That lover of hers, whom we are presently to see, has compared her ineptly with Joan of Arc, that other maid of France. But Joan moved with pomp in a gorgeous pageantry, amid acclamations, sustained by the heady wine of combat and of enthusiasm openly indulged, towards a goal of triumph. Charlotte travelled quietly in the stuffy diligence with the quiet conviction that her days were numbered.

So normal did she appear to her travelling companions, that one among them, with an eye for beauty, pestered her with amorous attentions, and actually proposed marriage to her before the coach had rolled over the bridge of Neuilly into Paris two days later.

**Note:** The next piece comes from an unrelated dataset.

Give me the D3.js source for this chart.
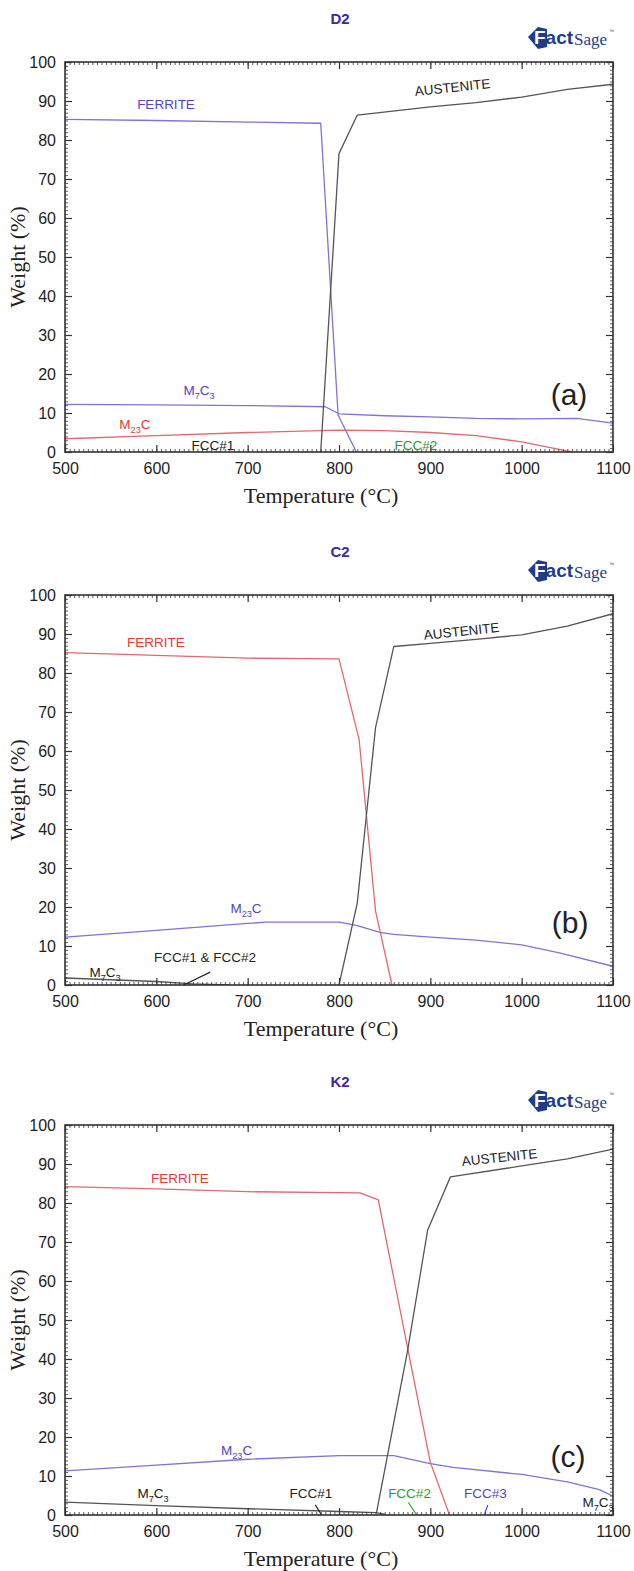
<!DOCTYPE html>
<html><head><meta charset="utf-8">
<script src="https://cdn.jsdelivr.net/npm/d3@7"></script>
<style>body{margin:0;background:#fff}</style>
</head><body><svg id="c" width="634" height="1571"></svg>
<script>
// ---------- data ----------
const tempTicks = [500, 600, 700, 800, 900, 1000, 1100];
const weightTicks = [0, 10, 20, 30, 40, 50, 60, 70, 80, 90, 100];
const panelTitles = ["D2", "C2", "K2"];
const panelTags = ["(a)", "(b)", "(c)"];

// D2 (a)
const d2Ferrite   = [[500,85.3],[600,85.0],[700,84.6],[780,84.3],[799,9.5],[819,0]];
const d2Austenite = [[780,0],[800,76.5],[820,86.4],[900,88.5],[950,89.6],[1000,91.0],[1050,93.0],[1100,94.3]];
const d2M7C3      = [[500,12.2],[600,12.1],[700,11.9],[785,11.6],[800,9.8],[850,9.3],[900,9.0],[950,8.6],[1000,8.5],[1060,8.6],[1100,7.4]];
const d2M23C      = [[500,3.4],[600,4.2],[700,5.0],[800,5.6],[850,5.5],[900,5.0],[950,4.2],[1000,2.6],[1030,1.2],[1055,0]];

// C2 (b)
const c2Ferrite   = [[500,85.2],[600,84.5],[700,83.8],[800,83.6],[822,63],[840,19],[858,0]];
const c2Austenite = [[800,0],[820,21],[840,66],[860,86.8],[900,87.6],[950,88.6],[1000,89.8],[1050,92.0],[1100,95.2]];
const c2M23C      = [[500,12.3],[600,14.0],[700,15.8],[720,16.1],[800,16.1],[820,15.2],[845,13.5],[860,13.0],[900,12.3],[950,11.5],[1000,10.3],[1040,8.3],[1100,4.8]];
const c2M7C3      = [[500,1.8],[600,0.9],[640,0.3],[680,0]];
const c2FccPointer = [[659,3.3],[630,0]];

// K2 (c)
const k2Ferrite   = [[500,84.2],[600,83.6],[700,82.9],[823,82.6],[843,80.8],[875,43],[900,13.5],[921,0]];
const k2Austenite = [[841,0.5],[875,42],[897,73],[922,86.7],[1000,89.5],[1050,91.3],[1100,93.8]];
const k2M23C      = [[500,11.3],[600,12.8],[700,14.3],[800,15.2],[860,15.2],[900,13.2],[925,12.2],[1000,10.4],[1050,8.5],[1085,6.5],[1100,4.8]];
const k2M7C3      = [[500,3.3],[600,2.4],[700,1.6],[800,0.9],[840,0.6],[850,0.2]];
const k2Fcc1Pointer = [[774,2.6],[781,0]];
const k2Fcc2Pointer = [[876,3.2],[885,0]];
const k2Fcc3Pointer = [[963,2.6],[959,0]];

// ---------- styles ----------
const C = {
  blue: "#7d74d6", red: "#df6a6e", gray: "#555", green: "#2e9a2e",
  blueText: "#5046c2", redText: "#e23a3a", black: "#222", title: "#3a2aa8", logo: "#1d3c8c"
};

const panels = [
  {
    off: 0,
    series: [
      {data: d2M23C, color: C.red},
      {data: d2M7C3, color: C.blue},
      {data: d2Ferrite, color: C.blue},
      {data: d2Austenite, color: C.gray}
    ],
    labels: [
      {text: "FERRITE", t: 610.6, v: 89.2, color: C.blueText},
      {text: "AUSTENITE", t: 924.8, v: 93.6, color: C.black, rot: -6},
      {text: "M_7C_3", t: 646.7, v: 15.9, color: C.blueText},
      {text: "M_23C", t: 576.6, v: 7.2, color: C.redText},
      {text: "FCC#1", t: 662, v: 1.8, color: C.black},
      {text: "FCC#2", t: 884.3, v: 1.8, color: C.green}
    ],
    pointers: [],
    tag: {t: 1051.8, v: 14.6}
  },
  {
    off: 533,
    series: [
      {data: c2M7C3, color: C.gray},
      {data: c2M23C, color: C.blue},
      {data: c2Ferrite, color: C.red},
      {data: c2Austenite, color: C.gray}
    ],
    labels: [
      {text: "FERRITE", t: 599.6, v: 88.0, color: C.redText},
      {text: "AUSTENITE", t: 934.7, v: 90.8, color: C.black, rot: -6},
      {text: "M_23C", t: 698.2, v: 19.7, color: C.blueText},
      {text: "M_7C_3", t: 543.8, v: 3.3, color: C.black},
      {text: "FCC#1 & FCC#2", t: 653.3, v: 7.2, color: C.black}
    ],
    pointers: [{data: c2FccPointer, color: C.black}],
    tag: {t: 1053, v: 15.9}
  },
  {
    off: 1063,
    series: [
      {data: k2M7C3, color: C.gray},
      {data: k2M23C, color: C.blue},
      {data: k2Ferrite, color: C.red},
      {data: k2Austenite, color: C.gray}
    ],
    labels: [
      {text: "FERRITE", t: 625.9, v: 86.4, color: C.redText},
      {text: "AUSTENITE", t: 976.3, v: 91.8, color: C.black, rot: -6},
      {text: "M_23C", t: 687.8, v: 16.7, color: C.blueText},
      {text: "M_7C_3", t: 596.4, v: 5.6, color: C.black},
      {text: "FCC#1", t: 769.3, v: 5.6, color: C.black},
      {text: "FCC#2", t: 877.2, v: 5.6, color: C.green},
      {text: "FCC#3", t: 960.3, v: 5.6, color: C.blueText},
      {text: "M_7C_3", t: 1083.6, v: 3.3, color: C.black}
    ],
    pointers: [
      {data: k2Fcc1Pointer, color: C.black},
      {data: k2Fcc2Pointer, color: C.green},
      {data: k2Fcc3Pointer, color: C.blueText}
    ],
    tag: {t: 1050.7, v: 14.9}
  }
];

// ---------- drawing ----------
const svg = d3.select("#c");
const SANS = "'Liberation Sans', Arial, sans-serif";
const SERIF = "'Liberation Serif', 'Times New Roman', serif";

function addRichText(g, str, x, y, size, color, rot) {
  const t = g.append("text")
    .attr("x", x).attr("y", y)
    .attr("text-anchor", "middle")
    .attr("font-family", SANS).attr("font-size", size)
    .attr("fill", color);
  if (rot) t.attr("transform", `rotate(${rot},${x},${y})`);
  const tokens = str.match(/_\d+|[^_]+/g);
  let shifted = false;
  tokens.forEach(tok => {
    if (tok[0] === "_") {
      t.append("tspan").attr("font-size", size * 0.68).attr("dy", 4).text(tok.slice(1));
      shifted = true;
    } else {
      const sp = t.append("tspan").text(tok);
      if (shifted) { sp.attr("dy", -4); shifted = false; }
    }
  });
  return t;
}

function logo(g, x0, y0) {
  g.append("path")
    .attr("d", `M${x0},${y0+10} L${x0+10},${y0} L${x0+19},${y0+2} L${x0+19},${y0+20} L${x0+10},${y0+22} Z`)
    .attr("fill", C.logo);
  const t = g.append("text").attr("x", x0 + 6).attr("y", y0 + 17)
    .attr("font-family", SANS).attr("font-weight", "bold")
    .attr("font-size", 19).attr("fill", C.logo);
  t.append("tspan").attr("fill", "#fff").text("F");
  t.append("tspan").text("act");
  g.append("text").attr("x", x0 + 46).attr("y", y0 + 18)
    .attr("font-family", SERIF).attr("font-size", 17).attr("fill", C.logo)
    .text("Sage");
  g.append("text").attr("x", x0 + 81).attr("y", y0 + 6)
    .attr("font-family", SANS).attr("font-size", 5).attr("fill", C.logo).text("™");
}

const minorT = d3.range(500, 1101, 5);
const minorW = d3.range(0, 101, 1);

panels.forEach((p, i) => {
  const off = p.off;
  const x = d3.scaleLinear().domain([500, 1100]).range([65, 613]);
  const y = d3.scaleLinear().domain([0, 100]).range([452 + off, 62 + off]);
  const g = svg.append("g");

  const cid = "clip" + i;
  svg.append("clipPath").attr("id", cid).append("rect")
    .attr("x", 65).attr("y", 62 + off).attr("width", 548).attr("height", 390);

  const line = d3.line().x(d => x(d[0])).y(d => y(d[1]));
  p.series.forEach(s => {
    g.append("path").datum(s.data).attr("d", line)
      .attr("fill", "none").attr("stroke", s.color).attr("stroke-width", 1.3)
      .attr("stroke-linejoin", "round")
      .attr("clip-path", `url(#${cid})`);
  });
  p.pointers.forEach(s => {
    g.append("path").datum(s.data).attr("d", line)
      .attr("fill", "none").attr("stroke", s.color).attr("stroke-width", 1.2);
  });

  // minor ticks
  const mk = (axis, tx) => {
    const a = g.append("g").attr("transform", tx).call(axis);
    a.select(".domain").remove();
    a.selectAll("text").remove();
    a.selectAll("line").attr("stroke", "#333").attr("stroke-width", 0.8);
  };
  mk(d3.axisBottom(x).tickValues(minorT).tickSize(-3), `translate(0,${452 + off})`);
  mk(d3.axisTop(x).tickValues(minorT).tickSize(-3), `translate(0,${62 + off})`);
  mk(d3.axisLeft(y).tickValues(minorW).tickSize(-3), `translate(65,0)`);
  mk(d3.axisRight(y).tickValues(minorW).tickSize(-3), `translate(613,0)`);

  // major ticks with labels
  const fmt = d3.format("d");
  const xb = g.append("g").attr("transform", `translate(0,${452 + off})`)
    .call(d3.axisBottom(x).tickValues(tempTicks).tickSize(-7).tickPadding(11).tickFormat(fmt));
  const xt = g.append("g").attr("transform", `translate(0,${62 + off})`)
    .call(d3.axisTop(x).tickValues(tempTicks).tickSize(-7).tickFormat(""));
  const yl = g.append("g").attr("transform", `translate(65,0)`)
    .call(d3.axisLeft(y).tickValues(weightTicks).tickSize(-7).tickPadding(9).tickFormat(fmt));
  const yr = g.append("g").attr("transform", `translate(613,0)`)
    .call(d3.axisRight(y).tickValues(weightTicks).tickSize(-7).tickFormat(""));
  [xb, xt, yl, yr].forEach(a => {
    a.select(".domain").remove();
    a.selectAll("line").attr("stroke", "#333").attr("stroke-width", 1.2);
    a.selectAll("text").attr("font-family", SANS).attr("font-size", 16).attr("fill", "#222");
  });

  // frame
  g.append("rect").attr("x", 65).attr("y", 62 + off).attr("width", 548).attr("height", 390)
    .attr("fill", "none").attr("stroke", "#333").attr("stroke-width", 1.6);

  // axis titles
  g.append("text").attr("x", 321).attr("y", 503 + off).attr("text-anchor", "middle")
    .attr("font-family", SERIF).attr("font-size", 22).attr("fill", "#222")
    .text("Temperature (°C)");
  g.append("text").attr("transform", `translate(25,${257 + off}) rotate(-90)`)
    .attr("text-anchor", "middle")
    .attr("font-family", SERIF).attr("font-size", 22).attr("fill", "#222")
    .text("Weight (%)");

  // title + logo
  g.append("text").attr("x", 340).attr("y", 24 + off).attr("text-anchor", "middle")
    .attr("font-family", SANS).attr("font-weight", "bold").attr("font-size", 15)
    .attr("fill", C.title).text(panelTitles[i]);
  logo(g, 528, 27 + off);

  // phase labels
  p.labels.forEach(l => {
    addRichText(g, l.text, x(l.t), y(l.v) + 5, 13.5, l.color, l.rot);
  });

  // panel tag
  g.append("text").attr("x", x(p.tag.t)).attr("y", y(p.tag.v) + 10)
    .attr("text-anchor", "middle").attr("font-family", SANS).attr("font-size", 30)
    .attr("fill", "#222").text(panelTags[i]);
});
</script>
</body></html>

She repaired to the Providence Inn in the Rue des Vieux Augustine, where she engaged a room on the first floor, and then she set out in quest of the Deputy Duperret. She had a letter of introduction to him from the Girondin Barbaroux, with whom she had been on friendly terms at Caen. Duperret was to assist her to obtain an interview with the Minister of the Interior. She had undertaken to see the latter on the subject of certain papers relating to the affairs of a nun of Caen, an old convent friend of her own, and she was in haste to discharge this errand, so as to be free for the great task upon which she was come.

From inquiries that she made, she learnt at once that Marat was ill, and confined to his house. This rendered necessary a change of plans, and the relinquishing of her project of affording him a spectacular death in the crowded hall of the Convention.

The next day, which was Friday, she devoted to furthering the business of her friend the nun. On Saturday morning she rose early, and by six o’clock she was walking in the cool gardens of the Palais Royal, considering with that almost unnatural calm of hers the ways and means of accomplishing her purpose in the unexpected conditions that she found.

Towards eight o’clock, when Paris was awakening to the business of the day and taking down its shutters, she entered a cutler’s shop in the Palais Royal, and bought for two francs a stout kitchen knife in a shagreen case. She then returned to her hotel to breakfast, and afterwards, dressed in her brown travelling-gown and conical hat, she went forth again, and, hailing a hackney carriage, drove to Marat’s house in the Rue de l’Ecole de Médecine.

But admittance to that squalid dwelling was denied her. The Citizen Marat was ill, she was told, and could receive no visitors. It was Simonne Everard, the triumvir’s mistress—later to be known as the Widow Marat—who barred her ingress with this message.

Checked, she drove back to the Providence Inn and wrote a letter to the triumvir:

Paris, 13th July, Year 2 of the Republic.

“Citizen,—I have arrived from Caen. Your love for your country leads me to assume that you will be anxious to hear of the unfortunate events which are taking place in that part of the Republic. I shall therefore call upon you towards one o’clock. Have the kindness to receive me, and accord me a moment’s audience. I shall put you in the way of rendering a great service to France.